Читать «Неореализм. Жанрово-стилевые поиски в русской литературе конца XIX – начала XX века» онлайн - страница 121

Инна Викторовна Тузкова

Психологически мы далеко отстоим от эпохи русского символизма: поиски мифической духовной родины, «магическое понимание нордизма» – вот что, по мнению В. Молодякова, определило становление В. Брюсова как символиста, сделало его причастным великой традиции8. Нордизм В. Брюсова был, конечно, не более чем игрой, маской, приросшей к лицу: «внутренний мир В. Брюсова – монада без окон на окружающий мир»9. С одной стороны, в нём смущает приверженность к театрализации жизни, самолюбованию и экзальтации; с другой – он кажется чересчур серьёзным, даже мрачным.

Любовь В. Брюсова к мистификации, его способность создавать себе разнообразные литературные маски реализуется в обращении к стилизации, – в его прозе этот повествовательный принцип превращается в символистскую игру с реальным и ирреальным мирами. В этом отношении его первый прозаический сборник «3емная ось» – последовательно проведённый эксперимент: все входящие в него произведения сознательно ориентированы на конкретные образцы повествовательного искусства (от романтизма – до эстетизма). Несхожие по сюжету повесть «Республика Южного Креста» и рассказы («Теперь, когда я проснулся…», «В зеркале», «Мраморная головка» и др.) объединяет идея взаимопроникновения иллюзии и действительности, порождающая фантастические метаморфозы во внутреннем мире человека.

Повесть «РЕСПУБЛИКА ЮЖНОГО КРЕСТА» (1904–1905) можно назвать мостом между Э. По и современной антиутопией, предвосхищением романов Е. Замятина, О. Хаксли и Дж. Оруэлла. По сути, она открывает новый этап развития литературной утопии, связанный с её психологизацией: «с первого десятилетия ХХ века классическая утопия Нового времени сосредоточилась на программах психологического раскрепощения – «спиритуализации» или «либидоизации», связанных, в первую очередь с обнажением «иррациональной изнанки» человека в работах З. Фрейда и культуры в трудах М. Вебера; а в утопическом зазеркалье – антиутопии – восторженная интонация, с которой прежние островитяне демонстрировали путешественнику свои достижения, сменилась ожесточённым иррациональным антиутопизмом – ненавистью к сытой, спокойной, надёжной жизни»10.

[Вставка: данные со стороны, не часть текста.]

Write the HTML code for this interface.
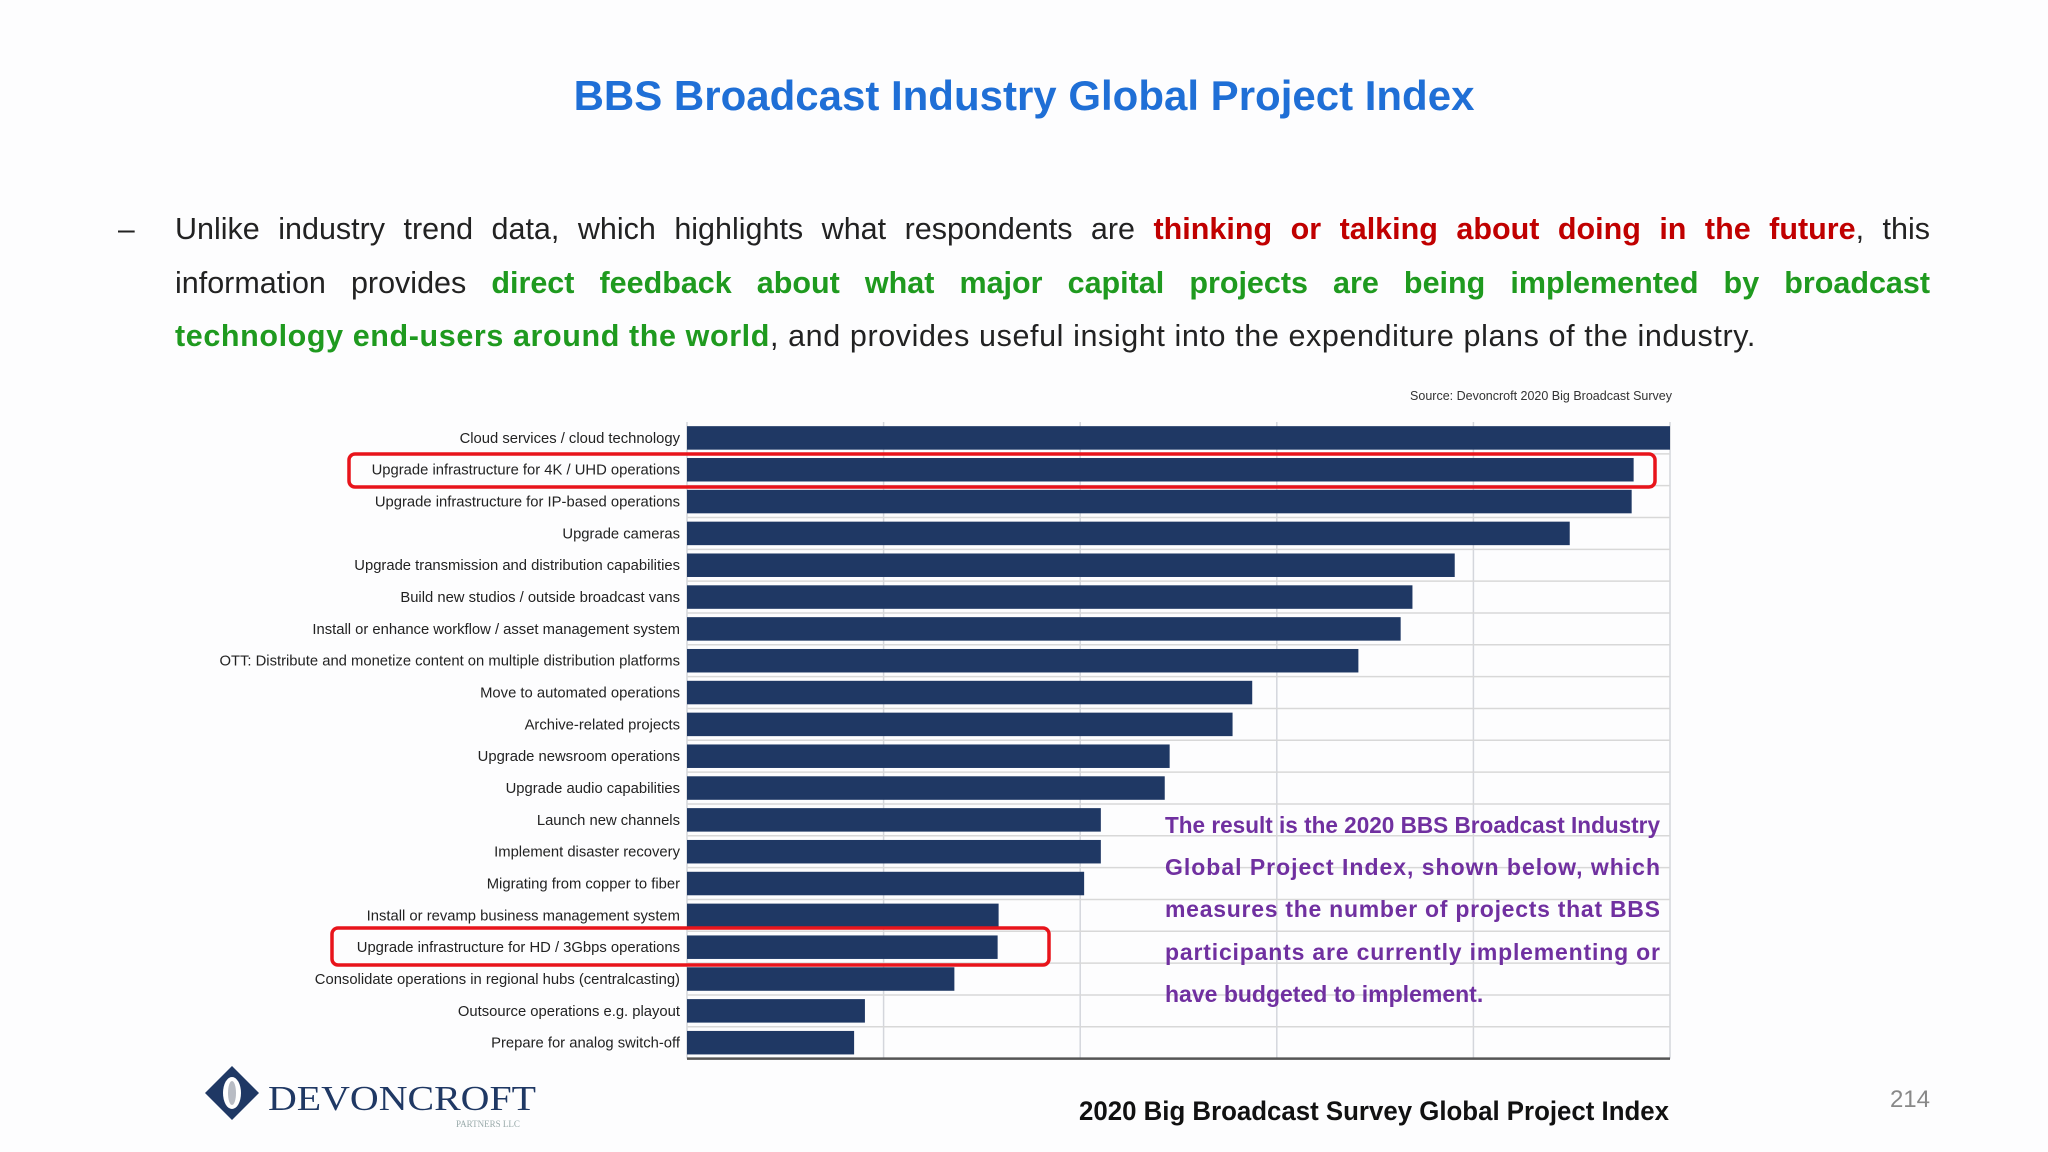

Повесть В. Брюсова написана в форме журнальной статьи, – установка на стилизацию прямо обозначена в подзаголовке к названию произведения: статья в специальном номере «Северо-Европейского Вечернего Вестника». Повествователь (автор статьи) – безымянный корреспондент (впрочем, им вполне мог быть г. Андрю Эванс, отправившийся в столицу Республики Южного Креста с намерением продолжить серию репортажей, – о чём упоминается в концовке повести), спешащий по горячим следам сообщить читателям «д о с т о в е р н ы е сведения» (разрядка – в тексте) о катастрофе, постигшей Звёздный город. Это брюсовский вариант рационализированного почти до абсурда «нового мира».

Акцент на достоверность повествования (при том, что он ориентирован на виртуальных читателей статьи, а для читателей повести всего лишь элемент игры) – не случаен. Здесь пересекаются сразу несколько литературных традиций – от собственно-утопической (авторы классических утопий последовательно убеждают читателей в реальности атлантов (Платон), утопийцев (Т. Мор), телемитов (Ф. Рабле), соляриев (Т. Кампанелла), бенсалемцев (Ф. Бэкон) и т. п.) до романтической (у Э.Т.А. Гофмана, Э. По, Н. Гоголя и др. фантастика вводится в реальную действительность, приобретает признаки внешнего правдоподобия). В свою очередь, очерковая форма (бесстрастное журналистское расследование), точнее, её пародийная парадигма, идеально отвечает авторскому замыслу дискредитировать не только утопическую идею общества, построенного на рационалистическом отрицании противоречивости человеческой природы и берущегося обеспечить всеобщую гармонию, но и собственно культ разума, «требующего несвободы каждого и всех в качестве гарантии счастья»11.